There are only a few bands in the canon of indie rock that still inspire genuine awe: the Pixies, the Arcade Fire, and Pavement, to name three. The strangest of them all, though, is My Bloody Valentine. They are a band so loud and clattering, so deep and layered and weird, that no one knew what to call them until a British journalist, watching them rehearse, declared their style “shoegaze,” after Kevin Shields played a ten-minute set without looking up from his boots. They came, they played, and they left aging Generation X the legend of Kevin Shields, an art-rock counterpoint to Kurt Cobain. “Loveless,” their 1991 album, changed music. But that was fifteen years ago.

In 2006 it means nothing to say you know these things. When “Pitchfork” ranked “Loveless” the second best album of the 1990s, every hipster with a laptop and an image to uphold bought the record, and now if you listen closely you can hear it lulling to sleep a million girls with self-cut hair. I know this because this was my own introduction to the record, as well as that of all my friends.

So when Serena-Maneesh released the first major shoegaze record in fifteen years, I shelled out twenty dollars for the import and played it on repeat in my car, in my house, and in my head. It’s true that one record cannot speak for an entire style, but if there ever was or ever will be an heir to the swirling storms of My Bloody Valentine, that heir is Serena-Maneesh.

“Drain Cosmetics” opens the album simply enough; a steady drumbeat matched with a basic three-chord progression keeps us barely aware of shoegaze’s trademark wall of noise. Brick-by-brick crackling feedback and ghostly, muffled vocals build and surround the melody, burying it in layer upon layer of static. For the most part, the album follows this setup like a blueprint: basic guitar, simple and catchy drums, and a cat-and-mouse game between the tortured guitar cries and Emil Nikolaisen’s voice.

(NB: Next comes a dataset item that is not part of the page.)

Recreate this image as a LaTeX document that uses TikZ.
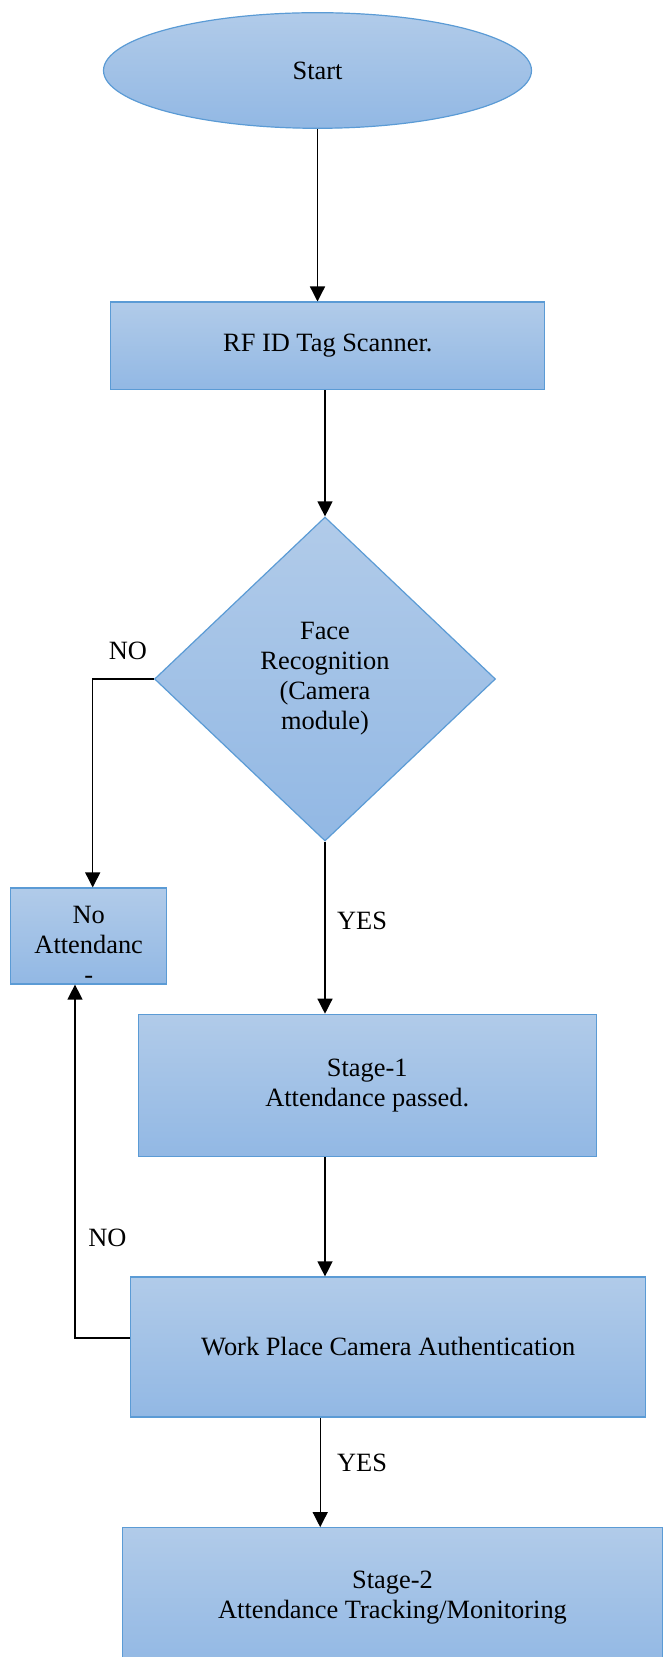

This pattern breaks briefly for “Candlelighted” and “Simplicity,” stripping the guitars in the former and the background squall in the latter. Both songs relieve the album of over-repetition, but since neither of them stand up very well as songs on their own, they serve mainly as counters to the album’s real hits: the aforementioned opener, which provides the catchiest tune in the bunch, and “Your Blood in Mine,” the twelve-minute finale that dabbles in twenty different song structures without sacrificing unity. Partly as a result of these two, the album feels very cohesive; it begins and ends on its highest notes.

However, in other ways, this placement makes the album suffer. The album isn’t long, but it still feels padded. “Selina’s Melodie Fountain” acts as an artificial edge, an incongruous freak-out that pales next to deeper soundscapes. If the band wants to reel in the punks, there are better ways to do so than six-minute-long repeated strums: a few harsh screams would do the trick.

As it is, these filler songs subtract from the album’s overall confidence, giving the impression that while these guys can rock their goddamned hearts out when they’re playing for themselves, they lose it (as does anyone) when caught up in their audience and fearful of the crowd.

Relax,Serena-Maneesh. You’re far too good to worry.